Pocas veces se reflexiona sobre el origen de nuestro nombre. ¿Era un vocablo indígena? ¿De dónde lo tomaron los conquistadores? Incluso, uno podría interrogarse ¿si el nombre contiene algún mensaje, si acaso muestra una seña sobre el destino del país? Con estas preguntas en mente, Raúl Porras Barrenechea escribió un pequeño y enjundioso libro, recogiendo ponencias y debates que se habían producido en los congresos de americanistas de los años cincuenta.
Según Porras, el nombre del Perú proviene de una deformación del cacique del Birú, cuyos reducidos dominios se hallaban en la costa del Darién, en la frontera entre las actuales Panamá y Colombia. Hasta ahí llegaron los conquistadores en su primer viaje y regresaron con las manos vacías. La tierra era pobre y los indios de guerra.
En efecto, en medio de una vegetación de intrincados manglares, una reducida hueste española había combatido contra indios bravos alistados por el cacique del Birú. Lo limitado de sus medios y lo rudo del sitio hicieron ver al astuto Pizarro que mejor era regresar para armar una expedición bien pertrechada.
No era la primera vez que los españoles chocaban con el cacique del Birú. Anteriormente, Pascual de Andagoya había intentado penetrar en sus tierras e igualmente había desistido de una conquista poco prometedora y muy desgastante. El caso es que el Birú tenía cierto nombre entre estos primeros conquistadores, que saliendo de Panamá se dirigían hacia la entonces desconocida Sudamérica.
Cuando las tropas de Pizarro retornaron del primer viaje, en forma inconsciente generaron un nuevo uso para el nombre del cacique del Birú. En esta oportunidad, Birú simbolizaba en general a las tierras al sur de Panamá, en cuya búsqueda y conquista se habían embarcado infructuosamente.
La soldadesca popularizó la voz “Birú” y la hizo sinónimo de un horizonte geográfico situado al sur y aún por conocer. Así, el nombre del Perú surgió de la deformación castellana de un vocablo indígena. Como palabra es mestiza, porque no es ni española ni india, sino que surge producto de una mezcla.

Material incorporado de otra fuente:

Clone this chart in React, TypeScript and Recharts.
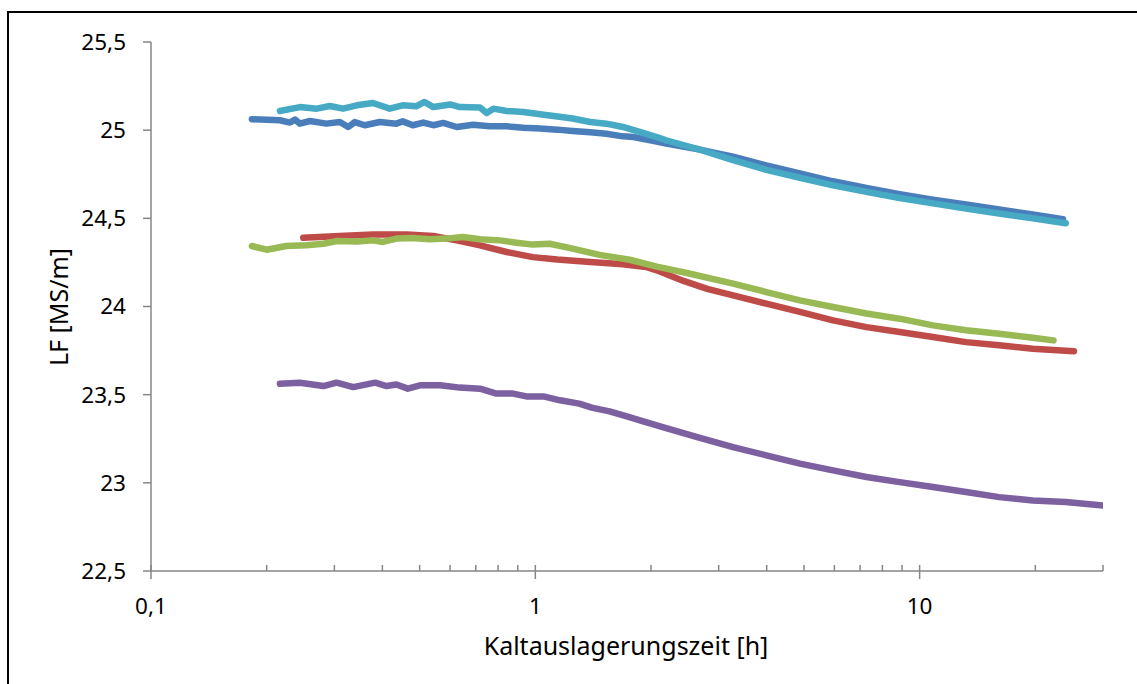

Cuando los conquistadores salieron en su segundo viaje estaban decididos a avanzar mucho más lejos que en la primera expedición. En efecto, en esta oportunidad llegaron a la costa actualmente colombiana del Pacífico. Ahí queda la Isla del Gallo, donde un reducido grupo resistió en aislamiento hasta que llegaron refuerzos, que habían sido embarcados por el gerente logístico que era Almagro. Entonces siguieron viaje y lograron un primer contacto con el Tawantinsuyu.
Esa segunda expedición se topó con la balsa tumbesina y raptó a los jóvenes que luego serían intérpretes, Felipillo y Martinillo; desembarcó en Tumbes y luego siguió por mar hasta que avistó Chan Chan, donde los españoles tomaron conciencia de la magnitud del reino al que habían arribado. Con esa información decidieron regresar. Esta vez, Pizarro retornó hasta la misma España. Iba a firmar un acuerdo con el Rey y a reclutar una tropa considerable. Ya sabía que estaba ante uno de los grandes imperios de la antigüedad americana.
En ese segundo regreso se consolidó el nombre del Perú. Ahora toda la tierra recién descubierta llevaba ese nombre, popularizado por los españoles de la plebe. Los indígenas andinos rechazaron el nombre del Perú y nunca lo usaron. Los españoles de la Corte quisieron cambiarlo y adoptar un título más elegante, llamando Nueva Castilla a la gobernación de Pizarro. Pero, nada pudo cambiar el curso ya definitivo y las nuevas tierras fueron bautizadas con un nombre plebeyo creado para la ocasión.
Ese nuevo nombre sería Perú, habiendo nacido del encuentro entre civilizaciones y resistido todos los intentos por modificarlo. Su perdurabilidad evidenciaría la ruta mestiza del Perú. Ese era el mensaje de la generación de Porras, cuyo libro representa un momento elevado del esfuerzo por pensar en forma optimista la clave del país, animando una fusión feliz entre Occidente y el mundo andino.